His plan was simple: rein in spending, reduce the federal deficit, stop gun control and the North Atlantic Free Trade Agreement (NAFTA), and get more people involved in politics through “electronic town halls” where every American could decide how their lawmakers should vote on bills by pressing a button on their remotes at home. Perot wasn’t particularly personable (in an interview with MTV News, he said to people who used drugs, “You’re a burden to society, and you’re selfish”). But in 1992, at least, he seemed sane, knowledgeable, and, to Americans lacking enthusiasm for a second Bush term or a Clinton presidency, like the perfect option.
As the 1992 election continued, Perot gained the support of millions of Americans who felt unable to cast a ballot for either then-President George H.W. Bush or Democratic candidate Bill Clinton and by June 1992, he was leading the race.
In July 1992, he dropped out of the race, only to reenter in October, just weeks before the general election. After claiming he was dropping out because of poor polling, he returned to the campaign trail and then claimed that the Bush campaign had blackmailed him with compromising photographs of his daughter to keep him out of the race. (This was not true.) His affinity for some conspiracy theories was palpable throughout the campaign:
In addition, the Perot campaign got the FBI to launch a sting operation on the Bush campaign to find out if they’d been tapping into Perot’s phone calls. Perot had already said (in a debate on live television!) that the Vietnamese had sent a team of Black Panthers to kill him in 1969.
He participated in debates against Bush and Clinton, and paid for 30-minute infomercials on network television to air the last week of October in which he pointed at graphs to explain the faults he saw in Clinton and Bush’s economic policies.

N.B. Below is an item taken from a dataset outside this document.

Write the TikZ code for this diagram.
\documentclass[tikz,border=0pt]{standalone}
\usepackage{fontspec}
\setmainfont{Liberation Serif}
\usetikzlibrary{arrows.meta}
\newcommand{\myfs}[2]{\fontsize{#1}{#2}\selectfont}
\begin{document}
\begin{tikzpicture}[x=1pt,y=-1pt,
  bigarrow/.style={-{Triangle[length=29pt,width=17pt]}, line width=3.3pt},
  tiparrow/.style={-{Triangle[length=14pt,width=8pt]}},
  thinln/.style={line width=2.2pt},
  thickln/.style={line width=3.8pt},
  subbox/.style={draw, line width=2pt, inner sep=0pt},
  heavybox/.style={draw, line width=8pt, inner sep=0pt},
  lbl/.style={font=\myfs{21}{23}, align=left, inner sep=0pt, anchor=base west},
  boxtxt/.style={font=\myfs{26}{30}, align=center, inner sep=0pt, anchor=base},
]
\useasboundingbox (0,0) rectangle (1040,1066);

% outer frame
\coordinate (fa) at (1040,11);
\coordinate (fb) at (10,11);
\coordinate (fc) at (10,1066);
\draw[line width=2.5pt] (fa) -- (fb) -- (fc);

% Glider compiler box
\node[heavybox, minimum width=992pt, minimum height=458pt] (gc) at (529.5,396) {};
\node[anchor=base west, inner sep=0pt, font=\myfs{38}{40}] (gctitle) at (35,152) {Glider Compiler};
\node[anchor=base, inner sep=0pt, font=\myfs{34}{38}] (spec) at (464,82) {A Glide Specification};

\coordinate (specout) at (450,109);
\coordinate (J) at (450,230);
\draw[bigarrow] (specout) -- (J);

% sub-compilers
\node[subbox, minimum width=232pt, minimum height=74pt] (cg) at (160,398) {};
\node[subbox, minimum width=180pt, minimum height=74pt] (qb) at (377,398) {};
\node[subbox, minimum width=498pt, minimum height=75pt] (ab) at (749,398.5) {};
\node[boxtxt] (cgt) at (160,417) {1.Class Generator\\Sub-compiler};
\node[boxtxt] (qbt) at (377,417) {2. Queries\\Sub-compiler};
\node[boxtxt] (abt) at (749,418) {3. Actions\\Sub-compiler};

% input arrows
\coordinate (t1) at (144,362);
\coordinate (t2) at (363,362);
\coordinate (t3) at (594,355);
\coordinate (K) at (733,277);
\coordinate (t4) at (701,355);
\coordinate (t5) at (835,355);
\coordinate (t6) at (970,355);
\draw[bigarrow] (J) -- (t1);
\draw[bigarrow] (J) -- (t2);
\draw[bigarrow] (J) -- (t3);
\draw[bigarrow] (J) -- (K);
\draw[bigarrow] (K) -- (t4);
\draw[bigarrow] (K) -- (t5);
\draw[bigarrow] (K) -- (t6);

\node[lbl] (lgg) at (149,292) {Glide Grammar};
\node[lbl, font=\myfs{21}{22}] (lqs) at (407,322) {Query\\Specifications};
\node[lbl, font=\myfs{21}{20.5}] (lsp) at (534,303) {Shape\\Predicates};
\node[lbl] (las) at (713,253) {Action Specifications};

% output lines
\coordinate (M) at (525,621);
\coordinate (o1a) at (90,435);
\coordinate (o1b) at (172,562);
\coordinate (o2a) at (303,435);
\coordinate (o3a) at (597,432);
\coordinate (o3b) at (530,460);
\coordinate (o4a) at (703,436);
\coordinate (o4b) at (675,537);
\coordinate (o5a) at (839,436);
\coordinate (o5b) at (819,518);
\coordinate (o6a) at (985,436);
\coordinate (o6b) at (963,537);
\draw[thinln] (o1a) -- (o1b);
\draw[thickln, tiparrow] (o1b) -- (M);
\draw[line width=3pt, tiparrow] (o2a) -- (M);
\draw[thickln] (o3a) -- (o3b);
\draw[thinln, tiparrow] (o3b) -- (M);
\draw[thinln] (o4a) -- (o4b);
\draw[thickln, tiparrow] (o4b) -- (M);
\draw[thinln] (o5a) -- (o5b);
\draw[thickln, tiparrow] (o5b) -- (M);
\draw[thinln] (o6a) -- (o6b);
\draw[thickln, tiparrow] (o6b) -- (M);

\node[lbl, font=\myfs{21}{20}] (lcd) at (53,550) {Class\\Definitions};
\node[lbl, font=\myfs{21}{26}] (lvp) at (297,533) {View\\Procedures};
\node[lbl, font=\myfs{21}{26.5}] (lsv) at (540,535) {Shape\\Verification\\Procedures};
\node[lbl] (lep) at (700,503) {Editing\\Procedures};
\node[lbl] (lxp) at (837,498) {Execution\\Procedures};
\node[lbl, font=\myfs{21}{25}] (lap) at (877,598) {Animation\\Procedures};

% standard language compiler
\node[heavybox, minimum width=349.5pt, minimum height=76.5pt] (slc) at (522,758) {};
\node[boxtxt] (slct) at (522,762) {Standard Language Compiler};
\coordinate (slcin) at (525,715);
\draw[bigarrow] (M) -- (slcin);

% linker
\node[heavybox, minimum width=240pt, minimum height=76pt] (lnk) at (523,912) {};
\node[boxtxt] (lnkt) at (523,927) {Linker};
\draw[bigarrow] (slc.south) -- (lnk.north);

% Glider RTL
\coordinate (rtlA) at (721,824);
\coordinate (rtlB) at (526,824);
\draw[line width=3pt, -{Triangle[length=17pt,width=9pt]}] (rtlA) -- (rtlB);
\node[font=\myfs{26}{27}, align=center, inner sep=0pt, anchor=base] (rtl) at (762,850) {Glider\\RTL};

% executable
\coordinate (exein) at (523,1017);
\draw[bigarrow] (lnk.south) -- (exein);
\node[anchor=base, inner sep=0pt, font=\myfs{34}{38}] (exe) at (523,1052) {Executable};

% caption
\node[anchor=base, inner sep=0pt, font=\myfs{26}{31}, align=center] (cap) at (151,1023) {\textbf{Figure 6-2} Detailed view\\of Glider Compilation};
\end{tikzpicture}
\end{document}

And on Election Day, Perot, who had gone for months without campaigning and had relaunched his campaign with just weeks to spare, won 19.7 million votes (for comparison’s sake, Green Party candidate Ralph Nader won 2.8 million votes in the 2000 presidential election in which he was considered a “spoiler” candidate.)
Ross Perot ran again in 1996, winning 8 million votes as a candidate for the Reform Party, arguing that his “highest priority is to restore trust and confidence in government.”
But his 1992 campaign was perhaps his greatest legacy — a campaign built outside of major party superstructures and funding, one where more than a million people called into a Ross Perot phone bank in just one week to help him get on the ballot in every state, and one aimed squarely at the “establishment” candidates who were too busy, in Perot’s view, adding to the federal deficit.
Perot’s 1992 campaign has echoes in today’s politics — one in which an “outsider” candidate with money to burn argued that he alone could take on government “gridlock” for the benefit of real Americans.
“The American people are good,” Perot said in early October 1992, “but they have a government that is a mess. Everybody in Washington makes excuses. Nobody takes responsibility even when they have direct responsibility.”